Les Rallizes Dénudés are the foundational myth, and the Bureau files them at Tier I as the deepest root of the Japanese underground this archive documents. Formed in Kyoto in 1967 by the guitarist and vocalist Takashi Mizutani, the band built a feedback-drenched psychedelic noise rock on simple, droning, endlessly repeated figures played at extreme volume, with Mizutani's reverbed voice riding over a relentless pulse. The strobe-and-mirror-ball live assault drew lasting comparisons to the Velvet Underground.
What sets the band apart as much as the sound is the refusal. Mizutani's perfectionism kept Les Rallizes Dénudés from official studio release for most of their existence; the catalogue circulated instead as live bootlegs and ninth-generation cassettes, attaining a whispered, Holy Grail status among initiates. The facelessness was total, even the band's name is an obscurity, a corruption of the French valises dénudées, naked suitcases, and Mizutani's own identity remained enigmatic even to former bandmates.

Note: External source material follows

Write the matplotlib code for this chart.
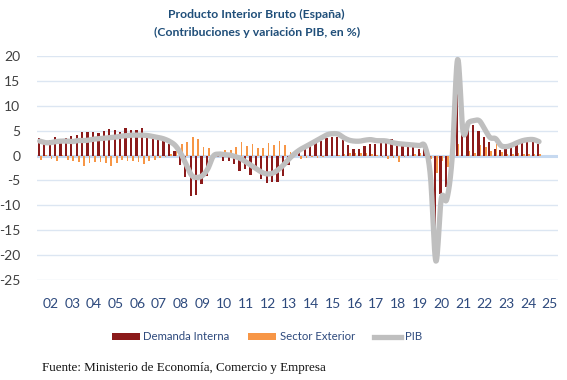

The band grew from a charged milieu. They were tied to the radical avant-garde theatre of the late-1960s Kyoto student scene and to a politics of the far left, nihilism and a rejection of both the West and Japanese tradition. The political shadow is part of the legend: founding bassist Moriaki Wakabayashi took part in the 1970 Yodogō aircraft hijacking carried out by the Japanese Red Army and went to North Korea, and Mizutani was reportedly approached to join and declined. The Bureau records this as documented fact and as context, not as glamour.
Their influence is out of all proportion to their visibility. Les Rallizes Dénudés were a forcible influence on Japanese noise rock and, abroad, on psych and shoegaze; they are the deepest root of the Tokyo underground from which High Rise and Fushitsusha later grew, and the guitarists of that scene, Munehiro Narita of High Rise among them, name Mizutani's playing as formative. Julian Cope's advocacy carried the legend further west.
The Bureau files Les Rallizes Dénudés at Artists · Tier I as the foundational myth of the Japanese underground: the band whose volume, repetition and refusal to be documented set a template the whole Tokyo and Osaka scene worked within, and whose influence runs, mostly unrecorded, under everything that followed.